REQUIRED TASK
Nothing but the lines from the top of the data to the line holding "import plotly.graph_objects as go" should be printed, word for word and both ends included; leave the pictures out.
◇ ◇ ◇
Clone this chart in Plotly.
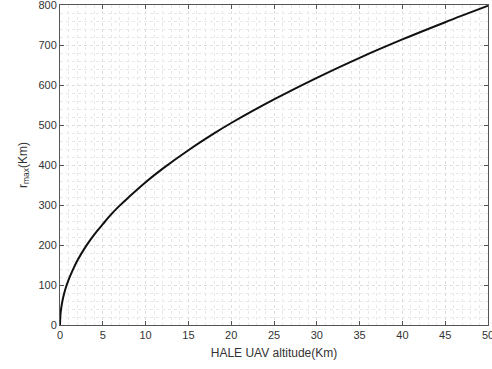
import plotly.graph_objects as go

# Values
altitude_km = [0, 0.05, 0.1, 0.2, 0.3, 0.5, 0.75, 1, 1.5, 2, 3, 4, 5, 6, 7, 8,
               10, 12, 15, 18, 20, 25, 30, 35, 40, 45, 50]
r_max_km = [0, 25, 36, 50, 62, 80, 98, 113, 138, 160, 196, 226, 252, 277, 299, 319,
            357, 391, 437, 479, 505, 564, 618, 668, 714, 757, 798]
x_ticks = [0, 5, 10, 15, 20, 25, 30, 35, 40, 45, 50]
y_ticks = [0, 100, 200, 300, 400, 500, 600, 700, 800]

fig = go.Figure()
fig.add_trace(go.Scatter(x=altitude_km, y=r_max_km, mode="lines",
                         line=dict(color="#111111", width=2, shape="spline", smoothing=1.0),
                         showlegend=False))

axis_common = dict(
    showline=True, linecolor="#555555", linewidth=1, mirror="ticks",
    ticks="inside", ticklen=4, tickcolor="#555555",
    showgrid=True, gridcolor="#dddddd", griddash="dot", gridwidth=1,
    zeroline=False, ticklabeloverflow="allow", automargin=False,
    tickfont=dict(family="Liberation Sans, Arial", size=11, color="#333333"),
)

fig.update_xaxes(range=[0, 50], tickvals=x_ticks,
                 minor=dict(dtick=1, showgrid=True, gridcolor="#e8e8e8", griddash="dot", ticks=""),
                 title=dict(text="HALE UAV altitude(Km)", standoff=8,
                            font=dict(family="Liberation Sans, Arial", size=12, color="#333333")),
                 **axis_common)
fig.update_yaxes(range=[0, 800], tickvals=y_ticks,
                 minor=dict(dtick=20, showgrid=True, gridcolor="#e8e8e8", griddash="dot", ticks=""),
                 title=dict(text="r<sub>max</sub>(Km)", standoff=8,
                            font=dict(family="Liberation Sans, Arial", size=12, color="#333333")),
                 **axis_common)

fig.update_layout(width=492, height=369, margin=dict(l=60, r=4, t=5, b=44),
                  paper_bgcolor="white", plot_bgcolor="white")
fig.write_html("out.html")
◇ ◇ ◇
EXERCISE SOLUTION
Clone this chart in Plotly.
import plotly.graph_objects as go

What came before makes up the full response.